Thursday, May 23, 2013
Alaska: Highest Rates of Tuberculosis in U.S.
The infectious disease is highly contagious and if untreated, can be deadly.
Rates of tuberculosis in Alaska are among the highest in the United States, and perhaps equally alarming is that most people infected with the disease don't even know they have it.
Plain and simple: leaving the disease untreated could result in death.
TB is highly contagious and public health officials are trying to educate Alaskans with the hope that they will recognize the symptoms before exposing the disease to others.
“TB is a very big problem in Alaska,” said Dr. Michael Cooper, head of the State of Alaska’s Infectious Disease program.

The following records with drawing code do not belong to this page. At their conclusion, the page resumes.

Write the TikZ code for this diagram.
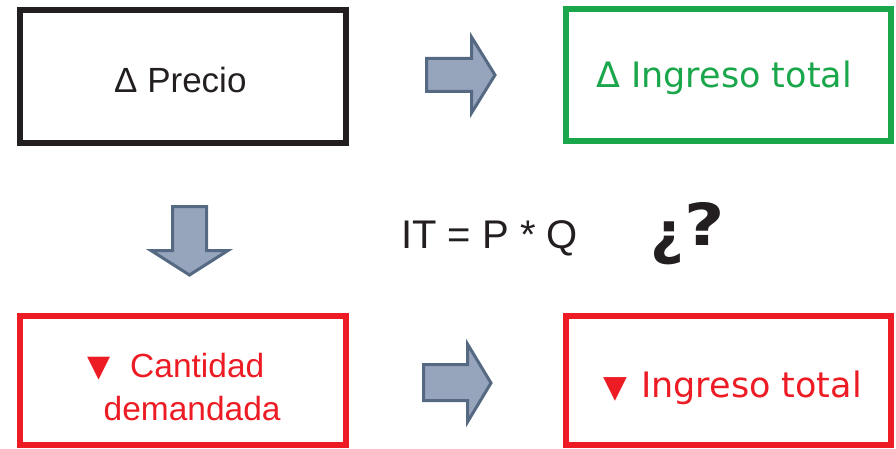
\documentclass[tikz,border=0pt]{standalone}
\usepackage{fontspec}
\setmainfont{Liberation Sans}
\newfontfamily\dejavu{DejaVu Sans}
\definecolor{boxgreen}{HTML}{1AA64A}
\definecolor{boxred}{HTML}{ED1C24}
\definecolor{boxblack}{HTML}{231F20}
\definecolor{arrfill}{HTML}{97A5BC}
\definecolor{arredge}{HTML}{556983}
\begin{document}
\begin{tikzpicture}[x=1pt,y=-1pt,
  box/.style={draw, line width=5.5pt, inner sep=0, outer sep=0},
  blockarrow/.style={fill=arrfill, draw=arredge, line width=3pt, line join=miter},
  lbl/.style={inner sep=0, anchor=base west}]
\useasboundingbox (0,0) rectangle (896,449);
% boxes
\node[box, draw=boxblack, minimum width=326, minimum height=133] (bprecio) at (183,76.5) {};
\node[box, draw=boxgreen, minimum width=325, minimum height=132] (bit) at (728.5,75) {};
\node[box, draw=boxred, minimum width=326, minimum height=129] (bq) at (183,380.5) {};
\node[box, draw=boxred, minimum width=325, minimum height=129] (bit2) at (728.5,380.5) {};
% texts
\node[lbl, text=boxblack, font=\fontsize{35}{42}\selectfont] (tprecio) at (114,93) {Δ Precio};
\node[lbl, text=boxgreen, font=\dejavu\fontsize{35}{42}\selectfont] (tit) at (596,88) {Δ Ingreso total};
\node[lbl, text=boxblack, font=\fontsize{40}{48}\selectfont] (form) at (401,248) {IT = P * Q};
\node[lbl, text=boxblack, font=\dejavu\bfseries\fontsize{58}{70}\selectfont] (quest) at (650,245) {\raisebox{-8pt}{¿}\hspace{1pt}\scalebox{1.2}[1]{?}};
\node[lbl, text=boxred, font=\dejavu\fontsize{30}{36}\selectfont] (tri1) at (87,376) {▼};
\node[lbl, text=boxred, font=\fontsize{33.5}{40}\selectfont] (tq1) at (130,377) {Cantidad};
\node[lbl, text=boxred, font=\fontsize{33.5}{40}\selectfont] (tq2) at (103.5,420) {demandada};
\node[lbl, text=boxred, font=\dejavu\fontsize{35}{42}\selectfont] (tit2) at (603,397) {{\fontsize{31}{36}\selectfont ▼}\hspace{3pt} Ingreso total};
% block arrows
\draw[blockarrow] (426.5,58.5) -- (471.5,58.5) -- (471.5,37) -- (495,75) -- (471.5,113) -- (471.5,91.5) -- (426.5,91.5) -- cycle;
\draw[blockarrow] (423.5,364.5) -- (467.5,364.5) -- (467.5,344) -- (491,383) -- (467.5,422) -- (467.5,400.5) -- (423.5,400.5) -- cycle;
\draw[blockarrow] (172.5,206.5) -- (206.5,206.5) -- (206.5,250.5) -- (228,250.5) -- (189.5,275) -- (151,250.5) -- (172.5,250.5) -- cycle;
\end{tikzpicture}
\end{document}
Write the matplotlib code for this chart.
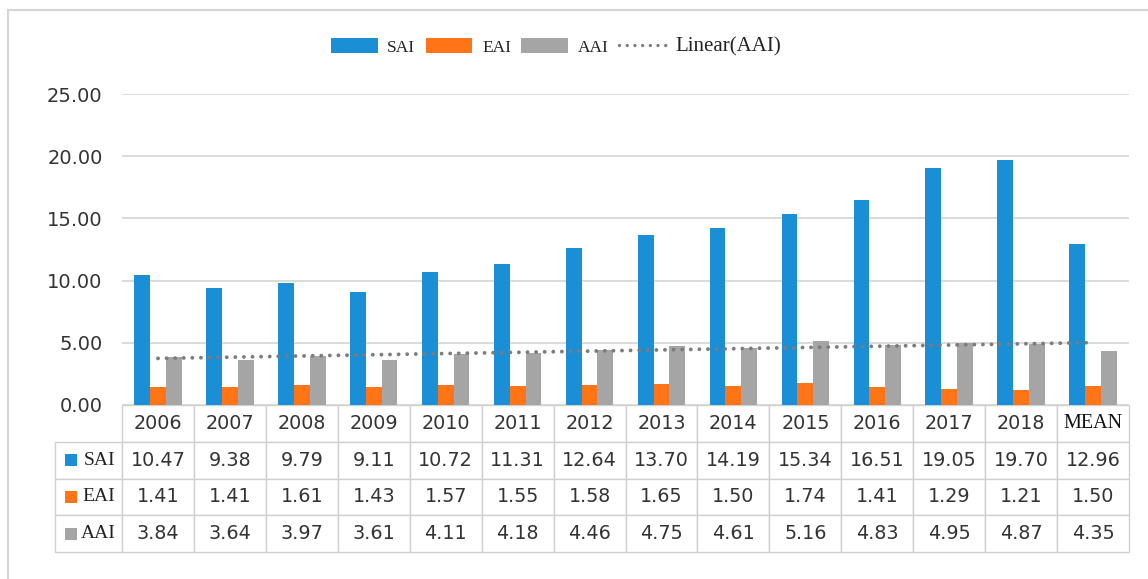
import numpy as np
import matplotlib
matplotlib.use("Agg")
import matplotlib.pyplot as plt
from matplotlib.patches import Patch, Rectangle
from matplotlib.lines import Line2D

categories = ["2006", "2007", "2008", "2009", "2010", "2011", "2012", "2013",
              "2014", "2015", "2016", "2017", "2018", "MEAN"]
sai = [10.47, 9.38, 9.79, 9.11, 10.72, 11.31, 12.64, 13.70, 14.19, 15.34,
       16.51, 19.05, 19.70, 12.96]
eai = [1.41, 1.41, 1.61, 1.43, 1.57, 1.55, 1.58, 1.65, 1.50, 1.74,
       1.41, 1.29, 1.21, 1.50]
aai = [3.84, 3.64, 3.97, 3.61, 4.11, 4.18, 4.46, 4.75, 4.61, 5.16,
       4.83, 4.95, 4.87, 4.35]
series_names = ["SAI", "EAI", "AAI"]
series_values = [sai, eai, aai]
colors = ["#1a8fd6", "#ff7417", "#a5a5a5"]
yticks = [0, 5, 10, 15, 20, 25]

W, H = 1148, 579
fig = plt.figure(figsize=(W / 100, H / 100), dpi=100)
fig.patch.set_facecolor("white")

# outer border (top and left visible)
fig.add_artist(Line2D([8 / W, 1.0], [1 - 10 / H, 1 - 10 / H], color="#d6d6d6", lw=1.5))
fig.add_artist(Line2D([8 / W, 8 / W], [0, 1 - 10 / H], color="#d6d6d6", lw=1.5))

ax_left, ax_right, ax_top, ax_bottom = 122, 1129, 94, 405
ax = fig.add_axes([ax_left / W, 1 - ax_bottom / H, (ax_right - ax_left) / W,
                   (ax_bottom - ax_top) / H])

x = np.arange(len(categories))
bw = 0.22
for i, (name, vals, c) in enumerate(zip(series_names, series_values, colors)):
    ax.bar(x + (i - 1) * bw, vals, width=bw, color=c, label=name, zorder=2)

# linear trendline of AAI
coef = np.polyfit(x, aai, 1)
ax.plot([x[0], x[-1]], np.polyval(coef, [x[0], x[-1]]), color="#7c7c7c", lw=2.8,
        linestyle=(0, (0.01, 2.2)), dash_capstyle="round", zorder=3)

ax.set_xlim(-0.5, len(categories) - 0.5)
ax.set_ylim(0, 25)
ax.set_yticks(yticks)
ax.set_yticklabels([f"{v:.2f}" for v in yticks], fontsize=14, color="#333333",
                   family="DejaVu Sans")
ax.tick_params(axis="y", length=0, pad=14)
ax.set_xticks([])
ax.grid(axis="y", color="#d4d4d4", lw=1.2)
ax.set_axisbelow(True)
for s in ax.spines.values():
    s.set_visible(False)

# data table
ncol = len(categories)
colw = 1.0 / ncol
rowlabw = colw * 67 / 72
tbl_h = (552 - 405) / (ax_bottom - ax_top)
cell_text = [[f"{v:.2f}" for v in vals] for vals in series_values]
tbl = ax.table(cellText=cell_text, rowLabels=series_names, colLabels=categories,
               colWidths=[colw] * ncol,
               cellLoc="center", rowLoc="right", colLoc="center",
               bbox=[0, -tbl_h, 1, tbl_h])
tbl._autoColumns = []
tbl.auto_set_font_size(False)
tbl.set_fontsize(13.8)
for (r, c), cell in tbl.get_celld().items():
    if c == -1:
        cell.set_width(rowlabw)
    cell.set_edgecolor("#d0d0d0")
    cell.set_linewidth(1.0)
    t = cell.get_text()
    t.set_color("#333333")
    t.set_family("DejaVu Sans")
    if c == -1:
        t.set_family("Liberation Serif")
        t.set_color("#222222")
        t.set_fontsize(14)
    if r == 0 and categories[c] == "MEAN":
        t.set_family("Liberation Serif")
        t.set_color("#111111")
        t.set_fontsize(14.5)

# colored squares in row labels
rh = tbl_h / 4
sq_w = 12 / (ax_right - ax_left)
sq_h = 12 / (ax_bottom - ax_top)
for i, c in enumerate(colors):
    yc = -rh * (1.5 + i)
    ax.add_patch(Rectangle((-rowlabw + 10 / (ax_right - ax_left), yc - sq_h / 2), sq_w, sq_h,
                           transform=ax.transAxes, facecolor=c, edgecolor="none",
                           clip_on=False, zorder=5))

# legend
handles = [Patch(facecolor=c, edgecolor="none") for c in colors]
handles.append(Line2D([0], [0], color="#7c7c7c", lw=2.4, linestyle=(0, (0.01, 2.3)),
                      dash_capstyle="round"))
labels = series_names + ["Linear(AAI)"]
leg = fig.legend(handles, labels, loc="center", bbox_to_anchor=(556 / W, 1 - 47 / H),
                 ncol=4, frameon=False, prop={"family": "Liberation Serif", "size": 12.5},
                 handlelength=2.7, handleheight=1.0, handletextpad=0.55,
                 columnspacing=0.6)
leg.get_texts()[3].set_fontsize(15)
for t in leg.get_texts():
    t.set_color("#222222")

fig.savefig("out.png", dpi=100, facecolor="white")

“Untreated, it has a very high mortality rate. A lot of those people will succumb to that disease. If the TB disease grows in their lungs, they could be spreading it out through simply coughing or sneezing,” said Wendy Walters, program manager for Disease Prevention and Control for the Municipality of Anchorage.
Cooper said there are people walking around Alaska with latent tuberculosis who are completely unaware that they have it.
Tuberculosis is 100 percent treatable. The Municipality of Anchorage even provides the necessary drugs free of charge, including visits, if someone is diagnosed with TB. The treatment of tuberculosis is a lengthy process that can take up to two years to complete.
“To treat one straightforward case of active TB disease, it requires over 50 visits for medication administration over the course of six months,” said Cooper.
“We try to get in and hit it hard, so to speak, with drug therapy [and] with monitoring,” Walters explained.
The battle to control TB is challenging both city and state officials who are endeavoring to educate Alaskans. Part of the effort includes conducting TB screenings.
“Every sweep, it seems, whether it’s two different villages or the city of Anchorage, we will frequently turn up people,” said Cooper.
“We're looking at symptoms that have hung around for two, maybe three weeks or even longer and there is no other reasonable explanation for them,” said Walters.
It’s an aggressive tactic that is so far proving to be effective, providing that people are willing to cooperate.
“Treatment is not fun...it’s not easy. It takes a very long time but it’s very doable,” said Cooper.
While the disease affects both young and old and those of all races, Alaska Natives, Asians, and Pacific Islanders are at a higher risk of being infected because of the isolated areas they may come from like a village or foreign country that doesn't have medications to treat it.